* **Goal**:
In the entries below, find the line containing "Write a Python" and the line containing "plt.setp(ax2.get_yticklabels(), ha='right')". Copy those two lines and everything between them exactly, without the pictures.

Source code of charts
· · · ·

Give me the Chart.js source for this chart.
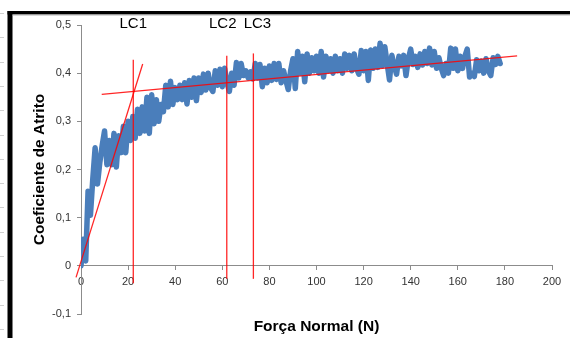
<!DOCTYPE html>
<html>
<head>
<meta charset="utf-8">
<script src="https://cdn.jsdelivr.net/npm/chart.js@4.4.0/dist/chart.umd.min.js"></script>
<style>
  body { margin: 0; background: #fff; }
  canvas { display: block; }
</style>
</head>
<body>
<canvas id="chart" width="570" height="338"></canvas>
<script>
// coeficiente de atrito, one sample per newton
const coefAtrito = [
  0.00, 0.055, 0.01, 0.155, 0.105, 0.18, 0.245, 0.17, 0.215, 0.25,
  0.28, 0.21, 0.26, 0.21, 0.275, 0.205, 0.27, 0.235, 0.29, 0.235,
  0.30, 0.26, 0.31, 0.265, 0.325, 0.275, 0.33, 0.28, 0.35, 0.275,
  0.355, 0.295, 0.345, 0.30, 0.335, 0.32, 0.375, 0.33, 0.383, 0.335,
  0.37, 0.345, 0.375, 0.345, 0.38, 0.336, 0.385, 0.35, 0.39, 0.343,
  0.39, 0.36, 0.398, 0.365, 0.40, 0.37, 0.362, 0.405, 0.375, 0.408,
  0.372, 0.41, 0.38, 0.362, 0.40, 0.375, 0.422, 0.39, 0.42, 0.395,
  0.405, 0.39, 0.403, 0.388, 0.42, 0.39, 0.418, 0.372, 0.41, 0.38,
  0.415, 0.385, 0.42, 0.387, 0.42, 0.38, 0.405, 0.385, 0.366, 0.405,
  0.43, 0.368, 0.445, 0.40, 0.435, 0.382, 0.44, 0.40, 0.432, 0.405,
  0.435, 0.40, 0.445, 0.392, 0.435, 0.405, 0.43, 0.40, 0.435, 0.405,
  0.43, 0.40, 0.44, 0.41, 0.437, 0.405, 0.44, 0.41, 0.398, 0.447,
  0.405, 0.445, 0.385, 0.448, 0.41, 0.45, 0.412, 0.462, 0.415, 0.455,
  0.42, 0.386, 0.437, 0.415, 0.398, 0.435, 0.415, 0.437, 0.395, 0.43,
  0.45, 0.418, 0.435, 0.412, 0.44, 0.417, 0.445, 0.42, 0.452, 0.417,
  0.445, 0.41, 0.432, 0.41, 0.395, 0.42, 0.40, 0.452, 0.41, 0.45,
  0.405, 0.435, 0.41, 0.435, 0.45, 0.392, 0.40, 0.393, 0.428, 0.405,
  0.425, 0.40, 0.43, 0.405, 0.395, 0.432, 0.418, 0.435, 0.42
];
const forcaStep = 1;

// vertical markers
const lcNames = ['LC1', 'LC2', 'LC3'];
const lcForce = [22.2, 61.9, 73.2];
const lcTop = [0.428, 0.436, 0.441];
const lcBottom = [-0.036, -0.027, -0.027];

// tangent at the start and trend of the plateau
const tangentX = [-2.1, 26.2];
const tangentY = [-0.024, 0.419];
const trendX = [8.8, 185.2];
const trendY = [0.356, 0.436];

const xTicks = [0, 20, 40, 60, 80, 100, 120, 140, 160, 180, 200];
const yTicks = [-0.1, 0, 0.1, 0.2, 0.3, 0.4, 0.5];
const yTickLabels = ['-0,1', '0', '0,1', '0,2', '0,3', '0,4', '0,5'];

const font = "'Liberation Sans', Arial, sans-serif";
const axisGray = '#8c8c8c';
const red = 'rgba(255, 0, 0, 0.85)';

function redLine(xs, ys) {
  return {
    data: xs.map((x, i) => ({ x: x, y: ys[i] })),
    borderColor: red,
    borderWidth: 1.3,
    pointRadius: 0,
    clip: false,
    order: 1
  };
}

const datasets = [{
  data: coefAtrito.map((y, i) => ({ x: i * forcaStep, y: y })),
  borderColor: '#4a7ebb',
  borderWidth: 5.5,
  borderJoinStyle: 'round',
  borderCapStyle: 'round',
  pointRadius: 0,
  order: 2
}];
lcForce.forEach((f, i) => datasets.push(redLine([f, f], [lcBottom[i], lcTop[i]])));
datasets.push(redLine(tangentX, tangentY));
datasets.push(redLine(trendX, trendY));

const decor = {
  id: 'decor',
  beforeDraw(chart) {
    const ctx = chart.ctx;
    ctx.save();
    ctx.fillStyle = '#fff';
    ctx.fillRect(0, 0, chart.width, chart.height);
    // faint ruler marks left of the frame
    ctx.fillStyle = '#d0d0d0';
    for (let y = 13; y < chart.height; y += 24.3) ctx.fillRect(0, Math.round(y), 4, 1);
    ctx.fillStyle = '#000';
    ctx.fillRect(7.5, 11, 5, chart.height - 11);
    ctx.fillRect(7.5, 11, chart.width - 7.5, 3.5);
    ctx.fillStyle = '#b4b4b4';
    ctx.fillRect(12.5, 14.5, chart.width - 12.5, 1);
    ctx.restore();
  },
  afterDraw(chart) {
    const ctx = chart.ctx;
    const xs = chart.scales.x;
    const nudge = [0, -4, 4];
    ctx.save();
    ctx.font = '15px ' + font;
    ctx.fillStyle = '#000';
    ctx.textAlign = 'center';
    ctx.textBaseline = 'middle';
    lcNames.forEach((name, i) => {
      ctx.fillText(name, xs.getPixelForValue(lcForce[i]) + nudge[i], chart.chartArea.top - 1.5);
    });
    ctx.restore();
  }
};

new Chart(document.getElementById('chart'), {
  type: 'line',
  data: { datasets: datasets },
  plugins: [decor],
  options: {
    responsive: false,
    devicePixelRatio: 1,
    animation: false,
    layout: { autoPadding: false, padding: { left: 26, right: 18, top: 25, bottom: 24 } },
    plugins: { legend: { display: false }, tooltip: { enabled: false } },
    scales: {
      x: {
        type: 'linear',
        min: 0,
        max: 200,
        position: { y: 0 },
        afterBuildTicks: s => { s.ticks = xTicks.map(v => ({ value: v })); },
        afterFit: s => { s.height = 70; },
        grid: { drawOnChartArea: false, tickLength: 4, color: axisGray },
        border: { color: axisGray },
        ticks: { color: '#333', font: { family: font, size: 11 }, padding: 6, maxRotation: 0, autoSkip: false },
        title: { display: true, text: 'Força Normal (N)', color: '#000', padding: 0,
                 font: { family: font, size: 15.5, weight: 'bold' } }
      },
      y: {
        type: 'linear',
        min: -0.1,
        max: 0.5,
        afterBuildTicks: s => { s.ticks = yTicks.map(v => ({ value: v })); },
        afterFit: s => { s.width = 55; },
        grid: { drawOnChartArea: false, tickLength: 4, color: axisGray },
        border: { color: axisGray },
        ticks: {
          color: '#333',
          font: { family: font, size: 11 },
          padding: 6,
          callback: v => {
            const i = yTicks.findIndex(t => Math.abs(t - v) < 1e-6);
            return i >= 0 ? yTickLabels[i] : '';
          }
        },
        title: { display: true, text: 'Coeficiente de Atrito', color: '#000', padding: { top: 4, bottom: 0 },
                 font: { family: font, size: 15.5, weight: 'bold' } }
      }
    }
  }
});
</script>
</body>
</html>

· · · ·

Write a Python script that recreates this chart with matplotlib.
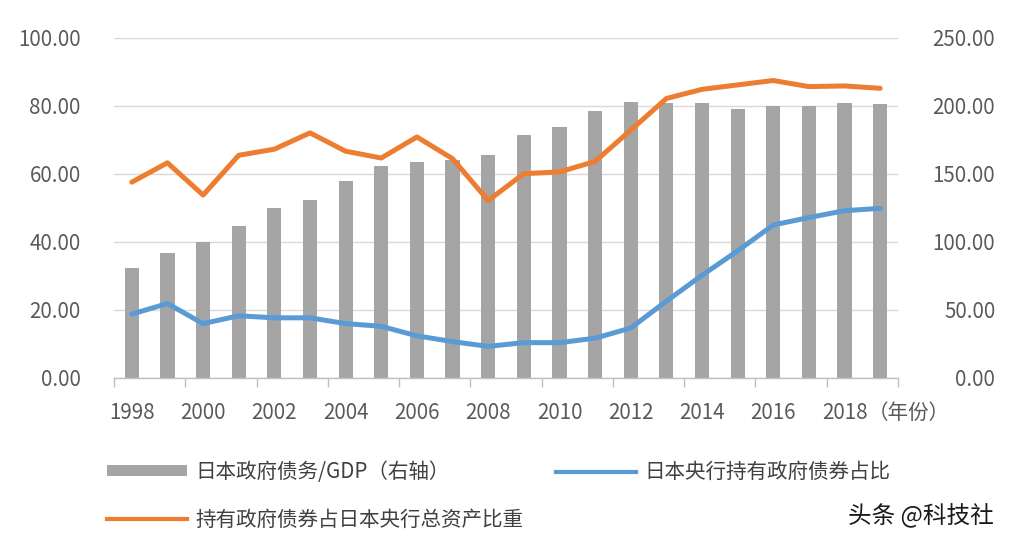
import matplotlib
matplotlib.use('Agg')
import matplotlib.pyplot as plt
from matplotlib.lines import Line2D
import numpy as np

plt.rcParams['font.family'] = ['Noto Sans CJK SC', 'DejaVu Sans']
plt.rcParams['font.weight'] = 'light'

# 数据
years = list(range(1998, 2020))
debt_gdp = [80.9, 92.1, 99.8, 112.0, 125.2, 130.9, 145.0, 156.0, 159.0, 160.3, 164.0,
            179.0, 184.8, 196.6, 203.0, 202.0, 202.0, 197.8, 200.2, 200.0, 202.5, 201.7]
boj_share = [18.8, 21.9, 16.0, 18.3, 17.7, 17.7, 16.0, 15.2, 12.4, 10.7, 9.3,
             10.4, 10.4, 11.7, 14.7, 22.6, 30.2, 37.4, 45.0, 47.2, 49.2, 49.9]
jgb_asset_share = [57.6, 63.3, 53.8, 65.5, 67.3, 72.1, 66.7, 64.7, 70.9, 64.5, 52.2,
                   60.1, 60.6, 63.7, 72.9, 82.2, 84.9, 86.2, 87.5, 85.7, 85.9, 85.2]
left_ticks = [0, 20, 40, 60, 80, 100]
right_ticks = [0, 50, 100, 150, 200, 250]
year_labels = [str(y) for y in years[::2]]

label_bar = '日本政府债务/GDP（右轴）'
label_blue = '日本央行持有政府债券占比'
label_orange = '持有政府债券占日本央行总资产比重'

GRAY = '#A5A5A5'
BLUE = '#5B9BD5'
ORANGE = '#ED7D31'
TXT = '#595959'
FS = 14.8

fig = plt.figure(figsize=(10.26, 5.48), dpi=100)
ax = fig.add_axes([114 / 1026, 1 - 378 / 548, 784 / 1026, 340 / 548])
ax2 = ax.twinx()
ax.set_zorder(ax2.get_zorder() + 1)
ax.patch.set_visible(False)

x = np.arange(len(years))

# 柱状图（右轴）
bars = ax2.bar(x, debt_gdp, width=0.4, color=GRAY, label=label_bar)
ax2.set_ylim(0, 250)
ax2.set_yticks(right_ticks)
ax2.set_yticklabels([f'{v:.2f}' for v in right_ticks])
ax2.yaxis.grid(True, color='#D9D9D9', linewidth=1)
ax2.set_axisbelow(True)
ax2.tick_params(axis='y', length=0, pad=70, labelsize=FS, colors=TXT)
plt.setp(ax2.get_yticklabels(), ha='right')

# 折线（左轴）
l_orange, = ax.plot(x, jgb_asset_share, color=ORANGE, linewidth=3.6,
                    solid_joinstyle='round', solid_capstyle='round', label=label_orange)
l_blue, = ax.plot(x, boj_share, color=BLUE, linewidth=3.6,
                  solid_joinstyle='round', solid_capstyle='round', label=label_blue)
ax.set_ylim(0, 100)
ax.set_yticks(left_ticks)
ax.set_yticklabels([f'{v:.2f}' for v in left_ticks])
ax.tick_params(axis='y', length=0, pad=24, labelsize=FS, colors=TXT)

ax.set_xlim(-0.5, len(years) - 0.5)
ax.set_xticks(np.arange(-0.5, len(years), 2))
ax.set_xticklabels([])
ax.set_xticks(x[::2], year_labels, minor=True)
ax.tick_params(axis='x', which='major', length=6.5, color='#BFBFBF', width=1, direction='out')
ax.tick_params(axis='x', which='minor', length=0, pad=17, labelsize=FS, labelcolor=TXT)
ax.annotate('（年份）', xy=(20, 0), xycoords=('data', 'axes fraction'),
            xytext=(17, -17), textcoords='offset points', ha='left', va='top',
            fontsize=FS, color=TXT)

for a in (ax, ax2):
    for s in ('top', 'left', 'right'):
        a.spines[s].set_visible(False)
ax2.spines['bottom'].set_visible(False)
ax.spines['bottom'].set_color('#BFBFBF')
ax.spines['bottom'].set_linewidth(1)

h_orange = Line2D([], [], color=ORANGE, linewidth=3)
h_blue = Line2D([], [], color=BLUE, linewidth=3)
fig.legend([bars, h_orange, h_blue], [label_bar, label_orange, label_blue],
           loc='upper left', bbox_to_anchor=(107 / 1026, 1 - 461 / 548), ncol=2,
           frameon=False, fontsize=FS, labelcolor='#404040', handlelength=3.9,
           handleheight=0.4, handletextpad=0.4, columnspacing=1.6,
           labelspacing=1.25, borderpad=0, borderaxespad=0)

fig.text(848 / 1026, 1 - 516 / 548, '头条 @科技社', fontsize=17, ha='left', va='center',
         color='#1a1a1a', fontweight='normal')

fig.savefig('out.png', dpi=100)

· · · ·

* **Answer to the exercise**:
Write a Python script that recreates this chart with matplotlib.
import matplotlib
matplotlib.use('Agg')
import matplotlib.pyplot as plt
from matplotlib.lines import Line2D
import numpy as np

plt.rcParams['font.family'] = ['Noto Sans CJK SC', 'DejaVu Sans']
plt.rcParams['font.weight'] = 'light'

# 数据
years = list(range(1998, 2020))
debt_gdp = [80.9, 92.1, 99.8, 112.0, 125.2, 130.9, 145.0, 156.0, 159.0, 160.3, 164.0,
            179.0, 184.8, 196.6, 203.0, 202.0, 202.0, 197.8, 200.2, 200.0, 202.5, 201.7]
boj_share = [18.8, 21.9, 16.0, 18.3, 17.7, 17.7, 16.0, 15.2, 12.4, 10.7, 9.3,
             10.4, 10.4, 11.7, 14.7, 22.6, 30.2, 37.4, 45.0, 47.2, 49.2, 49.9]
jgb_asset_share = [57.6, 63.3, 53.8, 65.5, 67.3, 72.1, 66.7, 64.7, 70.9, 64.5, 52.2,
                   60.1, 60.6, 63.7, 72.9, 82.2, 84.9, 86.2, 87.5, 85.7, 85.9, 85.2]
left_ticks = [0, 20, 40, 60, 80, 100]
right_ticks = [0, 50, 100, 150, 200, 250]
year_labels = [str(y) for y in years[::2]]

label_bar = '日本政府债务/GDP（右轴）'
label_blue = '日本央行持有政府债券占比'
label_orange = '持有政府债券占日本央行总资产比重'

GRAY = '#A5A5A5'
BLUE = '#5B9BD5'
ORANGE = '#ED7D31'
TXT = '#595959'
FS = 14.8

fig = plt.figure(figsize=(10.26, 5.48), dpi=100)
ax = fig.add_axes([114 / 1026, 1 - 378 / 548, 784 / 1026, 340 / 548])
ax2 = ax.twinx()
ax.set_zorder(ax2.get_zorder() + 1)
ax.patch.set_visible(False)

x = np.arange(len(years))

# 柱状图（右轴）
bars = ax2.bar(x, debt_gdp, width=0.4, color=GRAY, label=label_bar)
ax2.set_ylim(0, 250)
ax2.set_yticks(right_ticks)
ax2.set_yticklabels([f'{v:.2f}' for v in right_ticks])
ax2.yaxis.grid(True, color='#D9D9D9', linewidth=1)
ax2.set_axisbelow(True)
ax2.tick_params(axis='y', length=0, pad=70, labelsize=FS, colors=TXT)
plt.setp(ax2.get_yticklabels(), ha='right')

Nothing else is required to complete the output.